Late stage kinetics of a phase separation induced by a cw laser wave in binary liquid mixtures

cw laser waves can be used to locally induce phase transitions. We investigate experimentally and theoretically a laser-driven liquid-liquid phase separation in a micellar phase of microemulsion and analyze its late stage kinetics. The medium is optically quenched in composition in the metastable region of the phase diagram. Two processes can lead to these concentration variations: electrostriction and thermodiffusion. The first originates from induced dipolar couplings in a field gradient. The second corresponds to a variation in concentration driven by a small thermal gradient. Since the nucleated droplets are optically trapped by the beam, we show that it becomes possible to experimentally analyze an academic situation, i.e., the diffusion-driven growth of a single droplet in compensated gravity. The late stage of this kinetics can be divided into two parts, a bulk behavior and a regime controlled by the finite transverse size of the beam.
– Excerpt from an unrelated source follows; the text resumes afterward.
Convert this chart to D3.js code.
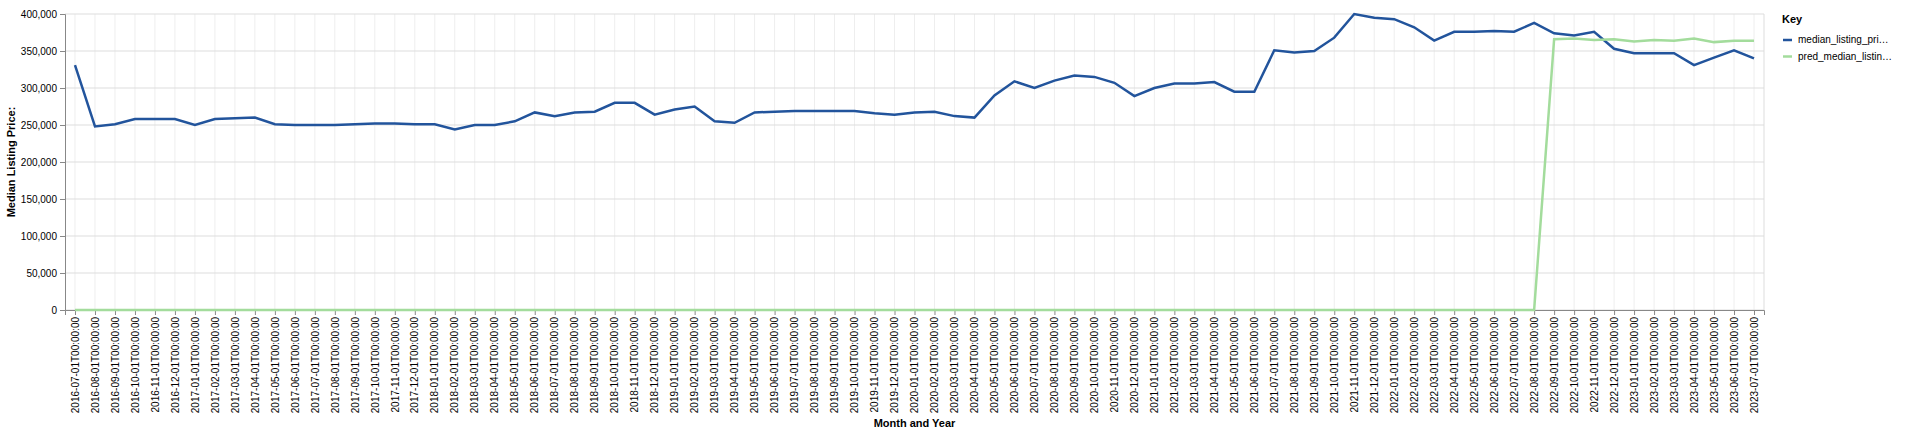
<!DOCTYPE html>
<html>
<head>
<meta charset="utf-8">
<script src="https://cdn.jsdelivr.net/npm/d3@7"></script>
<style>
  body { margin: 0; background: #fff; font-family: "Liberation Sans", Arial, sans-serif; }
</style>
</head>
<body>
<svg id="chart" width="1920" height="434"></svg>
<script>
// months 2016-07 .. 2023-07
const months = d3.timeMonths(new Date(2016, 6, 1), new Date(2023, 7, 1))
  .map(d => d3.timeFormat("%Y-%m-01T00:00:00")(d));

const medianPrice = [
  331000, 248000, 251000, 258000, 258000, 258000, 250000, 258000, 259000, 260000,
  251000, 250000, 250000, 250000, 251000, 252000, 252000, 251000, 251000, 244000,
  250000, 250000, 255000, 267000, 262000, 267000, 268000, 280000, 280000, 264000,
  271000, 275000, 255000, 253000, 267000, 268000, 269000, 269000, 269000, 269000,
  266000, 264000, 267000, 268000, 262000, 260000, 290000, 309000, 300000, 310000,
  317000, 315000, 307000, 289000, 300000, 306000, 306000, 308000, 295000, 295000,
  351000, 348000, 350000, 368000, 400000, 395000, 393000, 382000, 364000, 376000,
  376000, 377000, 376000, 388000, 374000, 371000, 376000, 353000, 347000, 347000,
  347000, 331000, 341000, 351000, 340000
];

const predPrice = months.map(() => 0);
[366000, 367000, 365000, 366000, 363000, 365000, 364000, 367000, 362000, 364000, 364000]
  .forEach((v, i) => { predPrice[74 + i] = v; });

const seriesNames = ["median_listing_pri\u2026", "pred_median_listin\u2026"];
const colors = ["#22549c", "#a3dc9c"];

const svg = d3.select("#chart");
const mLeft = 65, mRight = 1764, mTop = 14, mBottom = 310;
const font = "Liberation Sans, Arial, sans-serif";

const x = d3.scalePoint().domain(months).range([mLeft, mRight]).padding(0.5);
const y = d3.scaleLinear().domain([0, 400000]).range([mBottom, mTop]);

// grid
svg.append("g")
  .selectAll("line")
  .data(months)
  .enter().append("line")
  .attr("x1", d => x(d)).attr("x2", d => x(d))
  .attr("y1", mTop).attr("y2", mBottom)
  .attr("stroke", "#eee");

svg.append("g")
  .selectAll("line")
  .data(y.ticks(8))
  .enter().append("line")
  .attr("x1", mLeft).attr("x2", mRight)
  .attr("y1", d => y(d)).attr("y2", d => y(d))
  .attr("stroke", "#ddd");

svg.append("line")
  .attr("x1", mRight).attr("x2", mRight).attr("y1", mTop).attr("y2", mBottom)
  .attr("stroke", "#ddd");

// axes
const xAxis = svg.append("g")
  .attr("transform", `translate(0,${mBottom})`)
  .call(d3.axisBottom(x).tickSizeOuter(0).tickSize(5));
xAxis.selectAll("text")
  .attr("transform", "rotate(-90)")
  .attr("text-anchor", "end")
  .attr("x", -7).attr("y", 0).attr("dy", "0.32em")
  .style("font-size", "10px").style("font-family", font).attr("fill", "#000");
xAxis.selectAll("line").attr("stroke", "#888");
xAxis.select(".domain").attr("stroke", "#888");

const yAxis = svg.append("g")
  .attr("transform", `translate(${mLeft},0)`)
  .call(d3.axisLeft(y).ticks(8).tickFormat(d3.format(",")).tickSizeOuter(0).tickSize(5));
yAxis.selectAll("text").style("font-size", "10px").style("font-family", font).attr("fill", "#000");
yAxis.selectAll("line").attr("stroke", "#888");
yAxis.select(".domain").attr("stroke", "#888");

svg.append("text")
  .attr("x", (mLeft + mRight) / 2).attr("y", 427)
  .attr("text-anchor", "middle")
  .style("font-size", "11px").style("font-weight", "bold")
  .text("Month and Year");

svg.append("text")
  .attr("transform", `translate(15,${(mTop + mBottom) / 2}) rotate(-90)`)
  .attr("text-anchor", "middle")
  .style("font-size", "11px").style("font-weight", "bold")
  .text("Median Listing Price:");

// lines
const line = d3.line().x((d, i) => x(months[i])).y(d => y(d));
[medianPrice, predPrice].forEach((s, k) => {
  svg.append("path")
    .datum(s)
    .attr("fill", "none")
    .attr("stroke", colors[k])
    .attr("stroke-width", 2.5)
    .attr("d", line);
});

// legend
const lg = svg.append("g").attr("transform", "translate(1782,0)");
lg.append("text").attr("x", 0).attr("y", 23)
  .style("font-size", "11px").style("font-weight", "bold").text("Key");
seriesNames.forEach((n, i) => {
  const yy = 40 + i * 16.5;
  lg.append("line").attr("x1", 1).attr("x2", 10).attr("y1", yy).attr("y2", yy)
    .attr("stroke", colors[i]).attr("stroke-width", 2.5);
  lg.append("text").attr("x", 16).attr("y", yy).attr("dy", "0.32em")
    .style("font-size", "10px").text(n);
});
</script>
</body>
</html>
The bulk regime is totally analogous to that observed in classical situations (R proportional to t(1/3), where R is the droplet radius and t the time), and the scaling of the amplitudes in terms of reduced length and time scales is in total agreement with the expected behaviors for fluids belonging to the same Ising universality class. Moreover, the Gaussian beam behaves as an optical bottle with "soft walls" in which the absence of rigid boundaries, and thus of wetting couplings, allows an intrinsic description of the influence of finite-size effects on the kinetics. The beam size breaks the dynamic universality when the growing domains start to feel it. We experimentally investigate the resulting slowing down, and a diffusion-driven model of the growth inside a laser wave is built for comparison. The good agreement observed for the bulk regime and during its modification induced by finite-size effects opens a promising field for the development of this new application of laser waves to control out-of-equilibrium liquid mixtures. [S1063-651X(99)10005-9].